Here you can find more information about bacterial, viral and chronic meningitis.
Inflammation of the membranes encapsulating the brain (meningitis) can be caused by both bacteria and viruses. Especially bacterial meningitis is a life threatening disease where rapid diagnosis and initiation of antibiotic treatment are pivotal. Patients surviving meningitis often have neurological sequelae like deafness, muscle weakness or neuropsychological deficits.
The last 20 years, the frequency of bacterial meningitis in children has substantial decreased due to the introduction of vaccinations. Due to these changes bacterial meningitis has become a disease primarily occurring in adults. The most frequent causes of bacterial meningitis are the pneumococcus (Streptococcus pneumoniae) and the meningococcus (Neisseria meningitidis). The meningococcus is primarily found in in children and young-adults (15-25 year) while the pneumococcus mainly causes disease in infants and elderly people.
Meningitis is often preceeded by ear of sinus infections after which the bacterium invades the brain and meninges. Initial symptoms can be similar to common influenza infections, but eventually the typical signs as severe headache, nausea, neck stiffness and drowsiness develop. The disease course can be fulminant, and therefore fast recognition and treatment is important. To diagnose meningitis a lumbar puncture should be performed to confirm bacterial presence in the cerebral spinal fluid. Sometimes, cranial imaging by CT or MRI are necessary before the lumbar puncture, to exclude other diseases such as brain abscess. This should however not lead to a delay in initiation of treatment. Bacterial meningitis is treated with antibiotics and anti-inflammatory drugs (dexamethason).
Even when the disease is recognized early and the treatment is started, many patients experience complications due to meningitis. Bacterial meningitis patients are at risk of developing hearing loss (20-25%), stroke (20-25%), seizures (25%) or hydrocephalus (5%). Because of these complications it may be necessary to perform a CT or MRI scan of the brain, electroencephalography (EEG) or a new lumbar puncture during hospital admission. Treatment with antibiotics should be continued during 1 to 3 weeks, depending on which bacterium is identified as causative agent.

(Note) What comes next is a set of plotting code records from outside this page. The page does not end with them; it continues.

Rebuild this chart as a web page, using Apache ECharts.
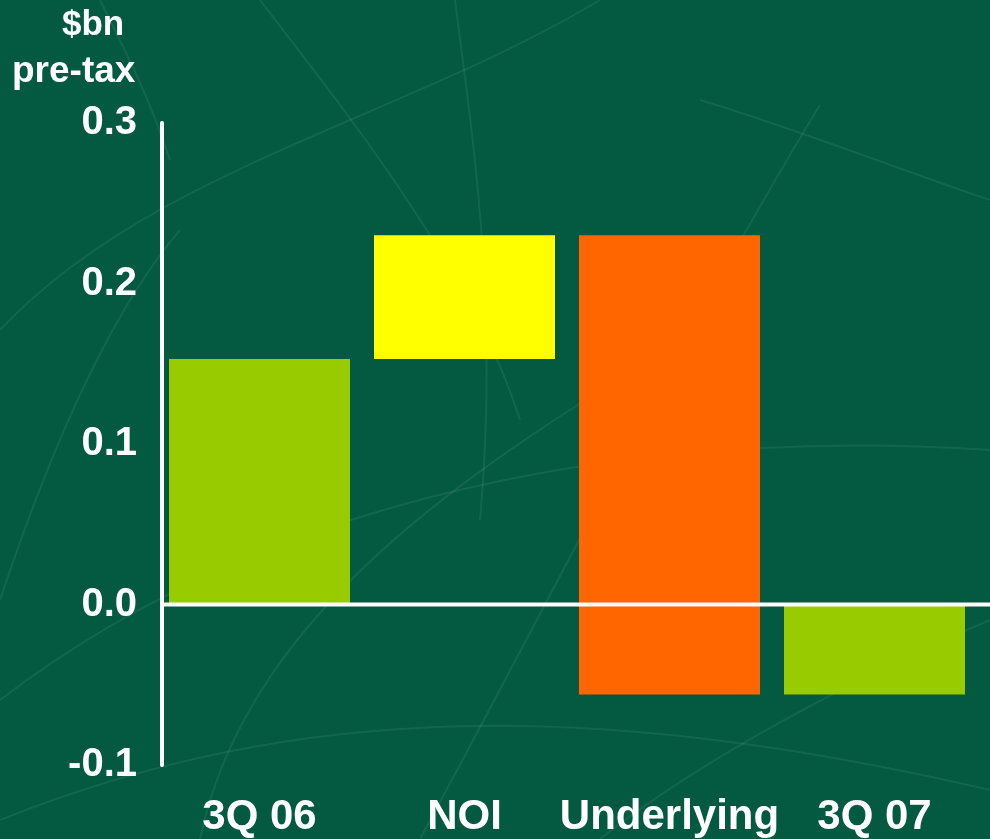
<!DOCTYPE html>
<html>
<head>
<meta charset="utf-8">
<script src="https://cdn.jsdelivr.net/npm/echarts@6/dist/echarts.min.js"></script>
<style>
  html, body { margin: 0; padding: 0; background: #035a41; }
  #chart { width: 990px; height: 839px; }
</style>
</head>
<body>
<div id="chart"></div>
<script>
// waterfall steps: each bar runs from low to high
var categories = ["3Q 06", "NOI", "Underlying", "3Q 07"];
var lows = [0, 0.153, -0.056, -0.056];
var highs = [0.153, 0.230, 0.230, 0];
var barColors = ["#99cc00", "#ffff00", "#ff6600", "#99cc00"];
var yTicks = [-0.1, 0.0, 0.1, 0.2, 0.3];

var myChart = echarts.init(document.getElementById("chart"));

// split each step into a transparent base plus a positive and a negative part
var baseData = [], posData = [], negData = [];
for (var i = 0; i < categories.length; i++) {
  var lo = lows[i], hi = highs[i];
  if (lo >= 0) {
    baseData.push(lo);
    posData.push({ value: +(hi - lo).toFixed(4), itemStyle: { color: barColors[i] } });
    negData.push("-");
  } else if (hi <= 0) {
    baseData.push(hi);
    posData.push("-");
    negData.push({ value: +(lo - hi).toFixed(4), itemStyle: { color: barColors[i] } });
  } else {
    baseData.push(0);
    posData.push({ value: hi, itemStyle: { color: barColors[i] } });
    negData.push({ value: lo, itemStyle: { color: barColors[i] } });
  }
}

var font = "Liberation Sans, Arial, sans-serif";
var faint = "rgba(255,255,255,0.07)";

function curve(x1, y1, cx1, cy1, cx2, cy2, x2, y2) {
  return {
    type: "bezierCurve",
    silent: true,
    z: -10,
    shape: { x1: x1, y1: y1, cpx1: cx1, cpy1: cy1, cpx2: cx2, cpy2: cy2, x2: x2, y2: y2 },
    style: { stroke: faint, lineWidth: 2, fill: null }
  };
}

var option = {
  backgroundColor: "#035a41",
  animation: false,
  grid: { left: 157, right: 13, top: 123, bottom: 74 },
  xAxis: {
    type: "category",
    data: categories,
    axisLine: { show: false },
    axisTick: { show: false },
    axisLabel: {
      color: "#ffffff",
      fontFamily: font,
      fontWeight: "bold",
      fontSize: 42,
      margin: 31,
      interval: 0
    }
  },
  yAxis: {
    type: "value",
    min: -0.1,
    max: 0.3,
    interval: 0.1,
    offset: -5,
    axisLine: { show: true, lineStyle: { color: "#ffffff", width: 4 } },
    axisTick: { show: false },
    splitLine: { show: false },
    axisLabel: {
      color: "#ffffff",
      fontFamily: font,
      fontWeight: "bold",
      fontSize: 40,
      margin: 25,
      formatter: function (v) { return v.toFixed(1); }
    }
  },
  series: [
    {
      type: "bar",
      stack: "w",
      barWidth: 181,
      data: baseData,
      itemStyle: { color: "transparent" },
      silent: true
    },
    {
      type: "bar",
      stack: "w",
      barWidth: 181,
      data: posData
    },
    {
      type: "bar",
      stack: "w",
      barWidth: 181,
      data: negData
    }
  ],
  graphic: [
    curve(100, 0, 130, 60, 150, 100, 170, 160),
    curve(260, 0, 320, 80, 470, 260, 520, 420),
    curve(455, 0, 470, 120, 500, 300, 480, 520),
    curve(0, 330, 150, 170, 400, 120, 600, 0),
    curve(200, 839, 250, 600, 500, 450, 700, 330),
    curve(820, 105, 700, 300, 550, 600, 420, 839),
    curve(0, 700, 300, 470, 700, 430, 990, 450),
    curve(0, 820, 300, 700, 600, 700, 990, 790),
    curve(600, 839, 700, 760, 850, 680, 990, 620),
    curve(0, 600, 60, 420, 120, 300, 180, 230),
    curve(990, 200, 900, 170, 800, 130, 700, 100),
    {
      type: "text",
      left: 62,
      top: 8,
      style: { text: "$bn", fill: "#ffffff", font: "bold 35px " + font }
    },
    {
      type: "text",
      left: 12,
      top: 53,
      style: { text: "pre-tax", fill: "#ffffff", font: "bold 37px " + font }
    }
  ]
};

myChart.setOption(option);

// zero line runs from the y axis to the right edge of the page
var zeroY = myChart.convertToPixel({ yAxisIndex: 0 }, 0);
myChart.setOption({
  graphic: option.graphic.concat([{
    type: "line",
    silent: true,
    shape: { x1: 162, y1: zeroY, x2: 990, y2: zeroY },
    style: { stroke: "#ffffff", lineWidth: 4 },
    z: 100
  }])
});

window.addEventListener("resize", function () {
  myChart.resize();
});
</script>
</body>
</html>
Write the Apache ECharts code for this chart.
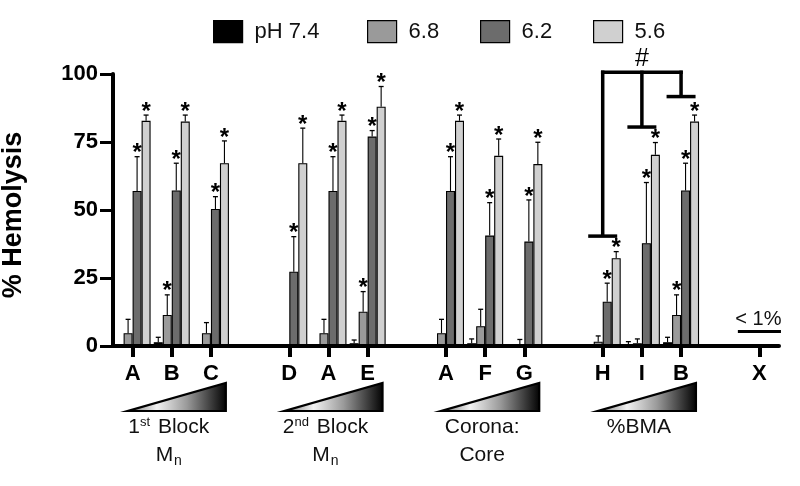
<!DOCTYPE html>
<html>
<head>
<meta charset="utf-8">
<script src="https://cdn.jsdelivr.net/npm/echarts@6/dist/echarts.min.js"></script>
<style>html,body{margin:0;padding:0;background:#fff;}#chart{width:800px;height:486px;}</style>
</head>
<body>
<div id="chart"></div>
<script>
// ---------- data ----------
const categories = ['A','B','C','','D','A','E','','A','F','G','','H','I','B','','X'];
const seriesNames = ['pH 7.4','6.8','6.2','5.6'];

const ph74   = [0,   1.4, 0,   null, 0.2, 0,   1.0, null, 0,   1.0, 0,   null, 0,   0.2, 1.4, null, 0.2];
const ph74Sd = [0,   1.8, 0,   null, 0,   0,   1.2, null, 0,   1.6, 0,   null, 0,   1.4, 1.8, null, 0];
const ph68   = [4.7, 11.4, 4.7, null, 0.3, 4.7, 12.6, null, 4.7, 7.3, 0.3, null, 1.6, 1.0, 11.4, null, 0.2];
const ph68Sd = [5.1, 7.4, 3.9, null, 0,   5.1, 7.4, null, 5.1, 6.2, 2.1, null, 2.1, 1.6, 7.4, null, 0];
const ph62   = [57.0, 57.2, 50.4, null, 27.3, 57.0, 77.0, null, 57.0, 40.6, 38.4, null, 16.3, 37.8, 57.2, null, 0.2];
const ph62Sd = [12.6, 10.0, 4.5, null, 12.9, 12.6, 2.2, null, 12.6, 12.1, 15.3, null, 6.8, 22.3, 10.0, null, 0];
const ph56   = [82.8, 82.5, 67.2, null, 67.2, 82.8, 88.0, null, 82.8, 69.9, 66.9, null, 32.3, 70.3, 82.5, null, 0.2];
const ph56Sd = [2.1, 2.4, 8.2, null, 12.9, 2.1, 7.4, null, 2.1, 6.2, 8.0, null, 2.4, 4.5, 2.4, null, 0];

const sig74 = [0,0,0,0,0,0,0,0,0,0,0,0,0,0,0,0,0];
const sig68 = [0,1,0,0,0,0,1,0,0,0,0,0,0,0,1,0,0];
const sig62 = [1,1,1,0,1,1,1,0,1,1,1,0,1,1,1,0,0];
const sig56 = [1,1,1,0,1,1,1,0,1,1,1,0,1,1,1,0,0];

const yTicks = [0, 25, 50, 75, 100];

// group annotations (category index ranges)
const groupRanges = [[0,2],[4,6],[8,10],[12,14]];
const groupLabels = ['1{sup|st} Block\nM{sub|n}', '2{sup|nd} Block\nM{sub|n}', 'Corona:\nCore', '%BMA'];

// "#" comparison bracket: categories H, I, B and their cap levels
const bracketCats = [12, 13, 14];
const bracketCaps = [40.4, 80.5, 91.7];
const bracketTop = 100.6;
const bracketLabel = '#';

// note on X
const noteCat = 16;
const noteLevel = 5.3;
const noteLabel = '< 1%';

// ---------- styles ----------
const FONT = 'Liberation Sans, Arial, Helvetica, sans-serif';
const colors = ['#000000', '#9a9a9a', '#6c6c6c', '#d0d0d0'];
const BAR_W = 9;

const means = [ph74, ph68, ph62, ph56];
const sds = [ph74Sd, ph68Sd, ph62Sd, ph56Sd];
const sigs = [sig74, sig68, sig62, sig56];

const chart = echarts.init(document.getElementById('chart'), null, {renderer: 'canvas'});

const barSeries = seriesNames.map((n, i) => ({
  name: n,
  type: 'bar',
  data: means[i],
  barWidth: BAR_W,
  barGap: '0%',
  itemStyle: {color: colors[i], borderColor: '#000', borderWidth: 1.1},
  z: 2,
  animation: false
}));

const errSeries = seriesNames.map((n, i) => ({
  name: n,
  type: 'custom',
  z: 3,
  animation: false,
  silent: true,
  data: categories.map((c, k) => means[i][k] == null ? null : [k, means[i][k], sds[i][k], sigs[i][k]]).filter(d => d),
  renderItem: function (params, api) {
    const x = api.value(0), m = api.value(1), sd = api.value(2), sig = api.value(3);
    const base = api.coord([x, m]);
    const top = api.coord([x, m + sd]);
    const cx = base[0] + (i - 1.5) * BAR_W;
    const children = [];
    if (sd > 0) {
      children.push({type: 'line', shape: {x1: cx, y1: base[1], x2: cx, y2: top[1]}, style: {stroke: '#000', lineWidth: 1.1}});
      children.push({type: 'line', shape: {x1: cx - 2.5, y1: top[1], x2: cx + 2.5, y2: top[1]}, style: {stroke: '#000', lineWidth: 1.3}});
    }
    if (sig) {
      children.push({type: 'text', x: cx, y: top[1] - 3, style: {text: '*', fontSize: 24, fontWeight: 'bold', fontFamily: FONT, fill: '#000', align: 'center', verticalAlign: 'middle'}});
    }
    return {type: 'group', children: children};
  }
}));

const groupSeries = {
  type: 'custom',
  name: 'groups',
  z: 4,
  silent: true,
  animation: false,
  data: groupRanges.map((g, k) => [g[0], g[1], k]),
  renderItem: function (params, api) {
    const a = api.value(0), b = api.value(1), k = api.value(2);
    const band = api.size([1, 0])[0];
    const pa = api.coord([a, 0]);
    const pb = api.coord([b, 0]);
    const pm = api.coord([(a + b) / 2, 0]);
    const x0 = pa[0] - 0.12 * band, x1 = pb[0] + 0.38 * band;
    const yb = pa[1] + 65, yt = pa[1] + 37;
    return {type: 'group', children: [
      {type: 'polygon', shape: {points: [[x0, yb], [x1, yb], [x1, yt]]},
       style: {fill: {type: 'linear', x: 0, y: 0, x2: 1, y2: 0, colorStops: [
         {offset: 0, color: '#777'}, {offset: 0.3, color: '#f2f2f2'}, {offset: 0.6, color: '#9a9a9a'}, {offset: 1, color: '#000'}]},
         stroke: '#000', lineWidth: 2.2, lineJoin: 'miter'}},
      {type: 'text', x: pm[0] - 3, y: pa[1] + 67, style: {
        text: groupLabels[k], fontSize: 21, fontFamily: FONT, fill: '#111', align: 'center', verticalAlign: 'top', lineHeight: 28,
        rich: {
          sup: {fontSize: 13, fontFamily: FONT, fill: '#111', lineHeight: 14, padding: [0, 2, 10, 0]},
          sub: {fontSize: 14, fontFamily: FONT, fill: '#111', lineHeight: 14, padding: [12, 0, 0, 1]}
        }
      }}
    ]};
  }
};

const bracketSeries = {
  type: 'custom',
  name: 'bracket',
  z: 4,
  silent: true,
  animation: false,
  data: bracketCats.map((c, k) => [c, bracketCaps[k], k]),
  renderItem: function (params, api) {
    const c = api.value(0), lv = api.value(1), k = api.value(2);
    const band = api.size([1, 0])[0];
    const p = api.coord([c, lv]);
    const t = api.coord([c, bracketTop]);
    const hw = 0.37 * band;
    const st = {stroke: '#000', lineWidth: 3.5, lineCap: 'butt'};
    const children = [
      {type: 'line', shape: {x1: p[0] - hw, y1: p[1], x2: p[0] + hw, y2: p[1]}, style: st},
      {type: 'line', shape: {x1: p[0], y1: p[1], x2: p[0], y2: t[1] - 1.75}, style: st}
    ];
    if (k === 0) {
      const t2 = api.coord([bracketCats[bracketCats.length - 1], bracketTop]);
      const tm = api.coord([bracketCats[1], bracketTop]);
      children.push({type: 'line', shape: {x1: t[0] - 1.75, y1: t[1], x2: t2[0] + 1.75, y2: t2[1]}, style: st});
      children.push({type: 'text', x: tm[0], y: tm[1] - 13, style: {text: bracketLabel, fontSize: 25, fontFamily: FONT, fill: '#000', align: 'center', verticalAlign: 'middle'}});
    }
    return {type: 'group', children: children};
  }
};

const noteSeries = {
  type: 'custom',
  name: 'note',
  z: 4,
  silent: true,
  animation: false,
  data: [[noteCat, noteLevel]],
  renderItem: function (params, api) {
    const band = api.size([1, 0])[0];
    const p = api.coord([api.value(0), api.value(1)]);
    return {type: 'group', children: [
      {type: 'line', shape: {x1: p[0] - 0.55 * band, y1: p[1], x2: p[0] + 0.55 * band, y2: p[1]}, style: {stroke: '#000', lineWidth: 3}},
      {type: 'text', x: p[0] - 1, y: p[1] - 12, style: {text: noteLabel, fontSize: 20, fontFamily: FONT, fill: '#111', align: 'center', verticalAlign: 'middle'}}
    ]};
  }
};

const legendLeft = [208, 362, 475, 588];

const option = {
  backgroundColor: '#fff',
  animation: false,
  legend: seriesNames.map((n, i) => ({
    data: [n],
    left: legendLeft[i],
    top: 15,
    icon: 'rect',
    itemWidth: 29,
    itemHeight: 22,
    itemGap: 0,
    selectedMode: false,
    itemStyle: {borderColor: '#000', borderWidth: 1.2},
    textStyle: {fontSize: 22, fontFamily: FONT, color: '#111', padding: [0, 0, 0, 7]}
  })),
  grid: {left: 113, right: 21, top: 74, bottom: 140, containLabel: false, outerBoundsMode: 'none'},
  xAxis: {
    type: 'category',
    data: categories,
    z: 10,
    axisLine: {show: true, lineStyle: {color: '#000', width: 4}},
    axisTick: {show: true, alignWithLabel: true, length: 11, interval: (idx) => categories[idx] !== '', lineStyle: {color: '#000', width: 4}},
    axisLabel: {interval: 0, margin: 17, fontSize: 22, fontWeight: 'bold', fontFamily: FONT, color: '#000'},
    splitLine: {show: false}
  },
  yAxis: {
    type: 'value',
    min: yTicks[0],
    max: yTicks[yTicks.length - 1],
    interval: yTicks[1] - yTicks[0],
    z: 10,
    name: '% Hemolysis',
    nameLocation: 'middle',
    nameGap: 86,
    nameRotate: 90,
    nameTextStyle: {fontSize: 27, fontWeight: 'bold', fontFamily: FONT, color: '#000', padding: [0, 10, 0, 0]},
    axisLine: {show: true, lineStyle: {color: '#000', width: 4}},
    axisTick: {show: true, inside: false, length: 13, lineStyle: {color: '#000', width: 3}},
    axisLabel: {margin: 15, fontSize: 22, fontWeight: 'bold', fontFamily: FONT, color: '#000'},
    splitLine: {show: false}
  },
  series: [].concat(barSeries, errSeries, [groupSeries, bracketSeries, noteSeries])
};

chart.setOption(option);
</script>
</body>
</html>
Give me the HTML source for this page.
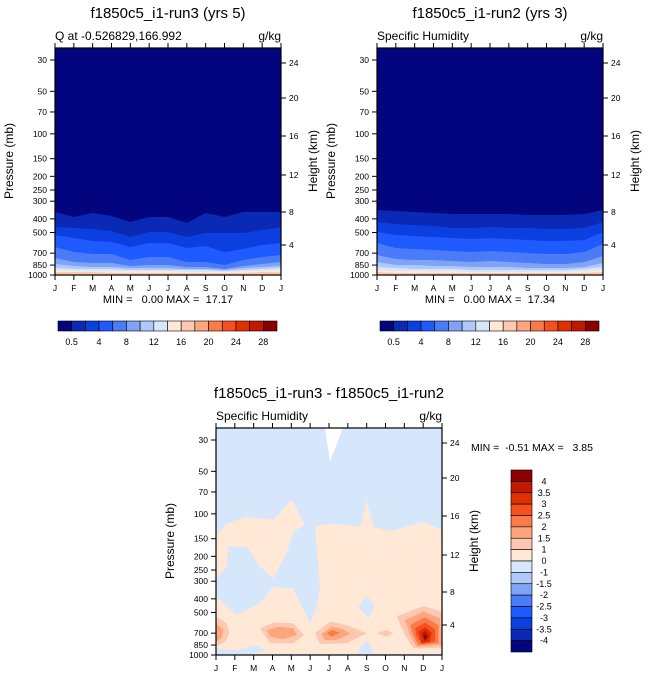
<!DOCTYPE html>
<html><head><meta charset="utf-8"><style>
html,body{margin:0;padding:0;background:#fff;}
svg{display:block;font-family:"Liberation Sans",Arial,sans-serif;}
text{white-space:pre;}
</style></head><body>
<svg id="s" width="648" height="678" viewBox="0 0 648 678" xmlns="http://www.w3.org/2000/svg"></svg>
<script>
const S=document.getElementById('s');let h='';
const C=['#03057F','#0A2AB5','#0B3FE0','#1E5AFF','#4B7CF7','#7EA3F7','#B0C9FA','#D6E6FB','#FFE8D6','#FDC8AF','#FDA57E','#FB7B48','#F74F1F','#E03000','#BF1A00','#8B0000'];
function py(p){return 60+141.2*Math.log10(p/30);}
function panel(x0,y0,title,sub,bands){
 const W=226,H=227;
 h+=`<text x="${x0+113}" y="${y0-30}" font-size="15" text-anchor="middle">${title}</text>`;
 h+=`<text x="${x0}" y="${y0-8}" font-size="12">${sub}</text><text x="${x0+W}" y="${y0-8}" font-size="12" text-anchor="end">g/kg</text>`;
 h+=`<rect x="${x0}" y="${y0}" width="${W}" height="${H}" fill="${bands.bg}"/>`;
 h+=bands.inner;
 h+=`<rect x="${x0}" y="${y0}" width="${W}" height="${H}" fill="none" stroke="#000" stroke-width="1.2"/>`;
 [30,50,70,100,150,200,250,300,400,500,700,850,1000].forEach(p=>{const y=y0+py(p)-48;
  h+=`<line x1="${x0-5}" y1="${y}" x2="${x0}" y2="${y}" stroke="#000"/><text x="${x0-8}" y="${y+3}" font-size="8.5" text-anchor="end">${p}</text>`;});
 [[24,63],[20,98],[16,136],[12,175],[8,212],[4,245]].forEach(([k,y])=>{y=y-48+y0;
  h+=`<line x1="${x0+W}" y1="${y}" x2="${x0+W+5}" y2="${y}" stroke="#000"/><text x="${x0+W+8}" y="${y+3}" font-size="8.5">${k}</text>`;});
 'JFMAMJJASONDJ'.split('').forEach((m,i)=>{const x=x0+i*W/12;
  h+=`<line x1="${x}" y1="${y0+H}" x2="${x}" y2="${y0+H+5}" stroke="#000"/><line x1="${x}" y1="${y0}" x2="${x}" y2="${y0-5}" stroke="#000"/><text x="${x}" y="${y0+H+16}" font-size="8.5" text-anchor="middle">${m}</text>`;});
 h+=`<text transform="translate(${x0-42},${y0+113}) rotate(-90)" font-size="12" text-anchor="middle">Pressure (mb)</text>`;
 h+=`<text transform="translate(${x0+W+36},${y0+113}) rotate(-90)" font-size="12" text-anchor="middle">Height (km)</text>`;
}
function wave(x0,ys){const n=ys.length-1;return ys.map((y,i)=>`${(x0+i*226/n).toFixed(1)},${y}`).join(' ');}
function bandsTop(x0,B){let s='';for(let i=0;i<B.length;i++){s+=`<polygon points="${wave(x0,B[i])} ${x0+226},275 ${x0},275" fill="${C[i+1]}"/>`;}return s;}
const BL=[[212,217,213,216,222,217,217,223,213,217,212,212,212],
[227,228,229,231,237,232,232,237,233,233,233,230,227],
[235,238,241,242,247,243,243,248,246,252,249,245,243],
[247,252,254,254,260,257,257,262,262,265,260,257,255],
[258,262,263,263,266,265,265,267,267,269,266,264,262],
[264,266,267,267,268,268,268,269,269,270,268,267,266],
[268,269,269,269,270,270,270,270,270,271,270,269,268],
[270,271,271,271,271,271,271,272,272,272,271,271,270],
[272,272,272,273,273,273,273,273,273,273,273,272,272]];
const BR=[[210,211,212,213,214,214,214,214,215,215,215,214,210],
[222,224,225,226,228,228,227,228,228,229,229,228,222],
[232,235,236,237,238,239,238,239,240,241,241,240,232],
[243,248,249,250,251,252,251,252,253,254,254,252,244],
[255,259,260,260,261,262,261,262,263,264,264,262,256],
[262,265,265,266,266,267,267,267,268,268,268,267,263],
[267,268,269,269,269,270,270,270,270,270,270,269,267],
[270,271,271,271,271,272,272,272,272,272,272,271,270],
[272,273,273,273,273,273,273,273,273,273,273,273,272]];
panel(55,48,'f1850c5_i1-run3 (yrs 5)','Q at -0.526829,166.992',{bg:C[0],inner:bandsTop(55,BL)});
panel(377,48,'f1850c5_i1-run2 (yrs 3)','Specific Humidity',{bg:C[0],inner:bandsTop(377,BR)});
h+=`<text x="168" y="303" font-size="11" text-anchor="middle">MIN =   0.00 MAX =  17.17</text>`;
h+=`<text x="490" y="303" font-size="11" text-anchor="middle">MIN =   0.00 MAX =  17.34</text>`;
[58,380].forEach(x0=>{const w=219/16;for(let i=0;i<16;i++)h+=`<rect x="${x0+i*w}" y="321" width="${w}" height="10" fill="${C[i]}" stroke="#000" stroke-width="0.6"/>`;
 ['0.5','4','8','12','16','20','24','28'].forEach((l,j)=>{h+=`<text x="${x0+(2*j+1)*w}" y="345" font-size="9" text-anchor="middle">${l}</text>`;});});
const inner=`<g transform="translate(160,380) scale(0.3333)">
<polygon points="168,600 168,470 200,430 260,410 340,420 395,358 435,435 400,455 380,520 340,595 300,560 260,500 205,500 200,560" fill="#FFE8D6"/>
<polygon points="168,650 230,705 300,670 340,620 400,625 430,690 450,730 470,680 480,620 465,440 510,430 600,440 620,360 640,440 690,455 790,425 845,450 845,822 168,822" fill="#FFE8D6"/>
<polygon points="595,680 620,645 645,680 625,715" fill="#D6E6FB"/>
<polygon points="600,800 625,780 640,822 595,822" fill="#D6E6FB"/>
<polygon points="170,805 230,812 280,795 320,810 280,822 170,822" fill="#D6E6FB"/>
<polygon points="495,145 548,145 510,245" fill="#fff"/>
<polygon points="168,710 200,730 208,760 195,785 168,800" fill="#FDC8AF"/>
<polygon points="168,730 190,750 185,775 168,785" fill="#FDA57E"/>
<polygon points="300,745 340,728 400,730 432,765 400,790 330,790" fill="#FDC8AF"/>
<polygon points="320,750 360,740 400,745 410,765 370,778 330,770" fill="#FDA57E"/>
<polygon points="465,760 510,725 560,735 620,760 560,790 480,792" fill="#FDC8AF"/>
<polygon points="485,762 515,740 550,748 570,762 530,780 495,780" fill="#FDA57E"/>
<polygon points="500,760 515,750 540,758 515,770" fill="#FB7B48"/>
<polygon points="650,760 680,750 700,760 680,770" fill="#FDC8AF"/>
<polygon points="710,710 790,678 845,695 845,805 760,805 735,765" fill="#FDC8AF"/>
<polygon points="735,720 790,695 840,715 845,795 770,800 750,765" fill="#FDA57E"/>
<polygon points="750,735 795,712 835,735 835,790 775,795 760,765" fill="#FB7B48"/>
<polygon points="765,745 795,728 825,748 825,785 785,792 770,770" fill="#F74F1F"/>
<polygon points="775,755 795,742 815,758 810,785 785,790" fill="#E03000"/>
<polygon points="785,762 795,752 808,768 795,785" fill="#BF1A00"/>
<polygon points="790,768 796,762 802,772 795,780" fill="#8B0000"/>
</g>`;
panel(216,428,'f1850c5_i1-run3 - f1850c5_i1-run2','Specific Humidity',{bg:'#D6E6FB',inner});
h+=`<text x="471" y="451" font-size="10.5">MIN =  -0.51 MAX =   3.85</text>`;
const bl=['4','3.5','3','2.5','2','1.5','1','0','-1','-1.5','-2','-2.5','-3','-3.5','-4'];
const bh=182/16;
for(let i=0;i<16;i++)h+=`<rect x="511" y="${470+i*bh}" width="21" height="${bh}" fill="${C[15-i]}" stroke="#000" stroke-width="0.6"/>`;
bl.forEach((l,i)=>{h+=`<text x="544" y="${470+(i+1)*bh+3}" font-size="9" text-anchor="middle">${l}</text>`;});
S.innerHTML=h;
</script>
</body></html>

Sometimes it be necessary to consult other specialists, for example a cardiologist to determine if the cardiac valve is inflamed or an ear-nose-throat (ENT) physician to treat ear or sinus infections, or treat hearing loss with implantation of a hearing aid.
Viral meningitis/ encephalitis
Viruses can cause both meningitis and encephalitis. In general, viral meningitis is a less severe disease compared to bacterial meningitis or viral encephalitis. The disease mimics an influenza infection and resolves spontaneously after a few days. Treatment is often not indicated, expect for analgesics for the headache.
Viral infection of the brain (encephalitis) is a severe disease. Patients often present on the emergency room with complaints of epileptic seizures, fever, behavioral changes or even coma. Viral encephalitis can be diagnosed by demonstrating a virus in the cerebrospinal fluid. Furthermore, a MRI scan is often necessary to determine the severity of brain damage and exclude other neurological diseases. Viral encephalitis is treated with antiviral medication (Aciclovir). Unfortunately, mortality remains high and many surviving patients have cognitive problems.
Chronic meningitis is defined as meningitis that last for at least one month. Causes of chronic meningitis consist of slowly progressing infections, like tuberculosis, HIV or syphilis. Diseases that can be transmitted by animals, ticks or insects are often suspected as a cause (like cat scratch disease, Lyme disease or West Nile virus) or tropical infections acquired during travel.
Multiple other conditions than infections can be the cause of chronic meningitis, like the use of specific types of medication, cancer or autoimmune inflammatory diseases (e.g. sarcoidosis). Presenting symptoms in patients with chronic meningitis are variable and may consist of fever, headache, nausea, memory deficits or confusion. Usually these symptoms develop gradually and can differ in severity.
To diagnose the cause of chronic meningitis extensive testing may be necessary, such as blood tests, several lumbar punctures, brain scans or imaging of other parts of the body. Sometimes the cause of chronic meningitis can not be established and treatment be initiated to treat infection or autoimmune disease without certainty of the final diagnosis. In the patients treatment response may be an important diagnostic tool to identify the cause of chronic meningitis. As diagnosing the cause of chronic meningitis is often difficult, these patients are often referred to the AMC for a second opinion.